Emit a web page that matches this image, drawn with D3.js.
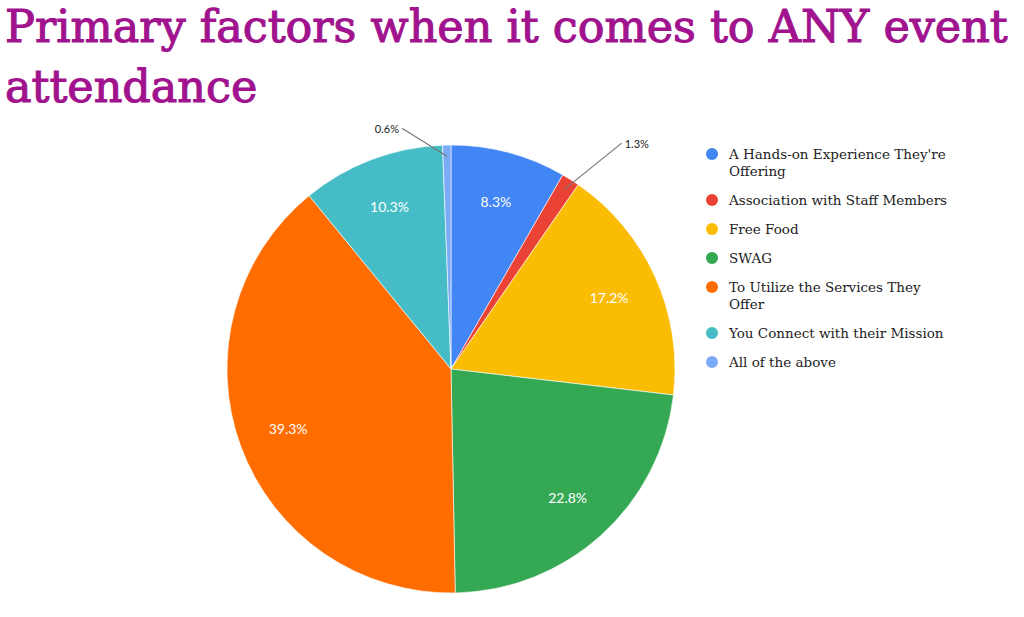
<!DOCTYPE html>
<html>
<head>
<meta charset="utf-8">
<script src="https://cdn.jsdelivr.net/npm/d3@7"></script>
<style>
  body { margin: 0; background: #fff; }
  svg { display: block; }
</style>
</head>
<body>
<svg id="chart" width="1024" height="617"></svg>
<script>
// data
var categorias = [
  "A Hands-on Experience They're Offering",
  "Association with Staff Members",
  "Free Food",
  "SWAG",
  "To Utilize the Services They Offer",
  "You Connect with their Mission",
  "All of the above"
];
var valores = [8.3, 1.3, 17.2, 22.8, 39.3, 10.3, 0.6];
var colores = ["#4285f4", "#ea4335", "#fbbc04", "#34a853", "#ff6d01", "#46bdc6", "#7baaf7"];
var tituloLineas = ["Primary factors when it comes to ANY event", "attendance"];

var svg = d3.select("#chart");

// titulo
var titulo = svg.append("g").attr("class", "titulo");
titulo.selectAll("text")
  .data(tituloLineas)
  .enter()
  .append("text")
  .attr("x", 5)
  .attr("y", function (d, i) { return 42 + i * 60; })
  .attr("fill", "#a1138e")
  .attr("stroke", "#a1138e")
  .attr("stroke-width", 1.1)
  .style("font-family", "'DejaVu Serif', serif")
  .style("font-size", "44px")
  .text(function (d) { return d; });

// ajustar tamaño para que la primera linea ocupe el ancho
var primera = titulo.select("text").node();
var largo = primera.getComputedTextLength();
var fs = 44 * 1003 / largo;
titulo.selectAll("text").style("font-size", fs + "px");

// pastel
var cx = 451, cy = 369, radio = 224;
var pie = d3.pie().sort(null).value(function (d) { return d; });
var arcos = pie(valores);
var arco = d3.arc().innerRadius(0).outerRadius(radio);

var g = svg.append("g").attr("transform", "translate(" + cx + "," + cy + ")");

g.selectAll("path")
  .data(arcos)
  .enter()
  .append("path")
  .attr("d", arco)
  .attr("fill", function (d, i) { return colores[i]; })
  .attr("stroke", "#fff")
  .attr("stroke-width", 0.6);

function medio(d) { return (d.startAngle + d.endAngle) / 2; }
function polar(a, r) { return [Math.sin(a) * r, -Math.cos(a) * r]; }

var fuenteEtiqueta = "Lato, 'Noto Sans', sans-serif";

// etiquetas dentro
g.selectAll("text.dentro")
  .data(arcos.filter(function (d) { return d.data >= 5; }))
  .enter()
  .append("text")
  .attr("class", "dentro")
  .attr("x", function (d) { return polar(medio(d), radio * 0.775)[0]; })
  .attr("y", function (d) { return polar(medio(d), radio * 0.775)[1]; })
  .attr("text-anchor", "middle")
  .attr("dominant-baseline", "central")
  .attr("fill", "#fff")
  .style("font-family", fuenteEtiqueta)
  .style("font-size", "14px")
  .text(function (d) { return d.data.toFixed(1) + "%"; });

// etiquetas fuera con linea guia
var chicas = arcos.filter(function (d) { return d.data < 5; });
chicas.forEach(function (d) {
  var a = medio(d);
  var lado = Math.sin(a) >= 0.05 ? 1 : -1;
  var ini = polar(a, radio * 0.95);
  var fin = [ini[0] + lado * 57, ini[1] - 46];
  if (lado < 0) fin = [ini[0] - 45, ini[1] - 28];
  g.append("line")
    .attr("x1", ini[0]).attr("y1", ini[1])
    .attr("x2", fin[0]).attr("y2", fin[1])
    .attr("stroke", "#777")
    .attr("stroke-width", 1.2);
  g.append("text")
    .attr("x", fin[0] + lado * 3)
    .attr("y", fin[1])
    .attr("text-anchor", lado > 0 ? "start" : "end")
    .attr("dominant-baseline", "central")
    .attr("fill", "#222")
    .style("font-family", fuenteEtiqueta)
    .style("font-size", "11px")
    .text(d.data.toFixed(1) + "%");
});

// leyenda
var leyenda = svg.append("g").attr("transform", "translate(712, 154)");
var yActual = 0;
var anchoMax = 224;
var alto = 17, paso = 29;

categorias.forEach(function (c, i) {
  var fila = leyenda.append("g").attr("transform", "translate(0," + yActual + ")");
  fila.append("circle")
    .attr("r", 6)
    .attr("fill", colores[i]);
  var t = fila.append("text")
    .attr("x", 17)
    .attr("y", 0)
    .attr("dominant-baseline", "central")
    .attr("fill", "#222")
    .style("font-family", "'DejaVu Serif', serif")
    .style("font-size", "13.5px");
  var palabras = c.split(" ");
  var linea = [];
  var lineas = 1;
  var tspan = t.append("tspan").attr("x", 17).attr("dy", 0);
  palabras.forEach(function (p) {
    linea.push(p);
    tspan.text(linea.join(" "));
    if (tspan.node().getComputedTextLength() > anchoMax && linea.length > 1) {
      linea.pop();
      tspan.text(linea.join(" "));
      linea = [p];
      tspan = t.append("tspan").attr("x", 17).attr("dy", alto).text(p);
      lineas++;
    }
  });
  yActual += paso + (lineas - 1) * alto;
});
</script>
</body>
</html>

-.-.-

#### [SHORT TASK]
Figure out how many lines above include the string "with", then report that number and nothing else.

#### [RESPONSE]
3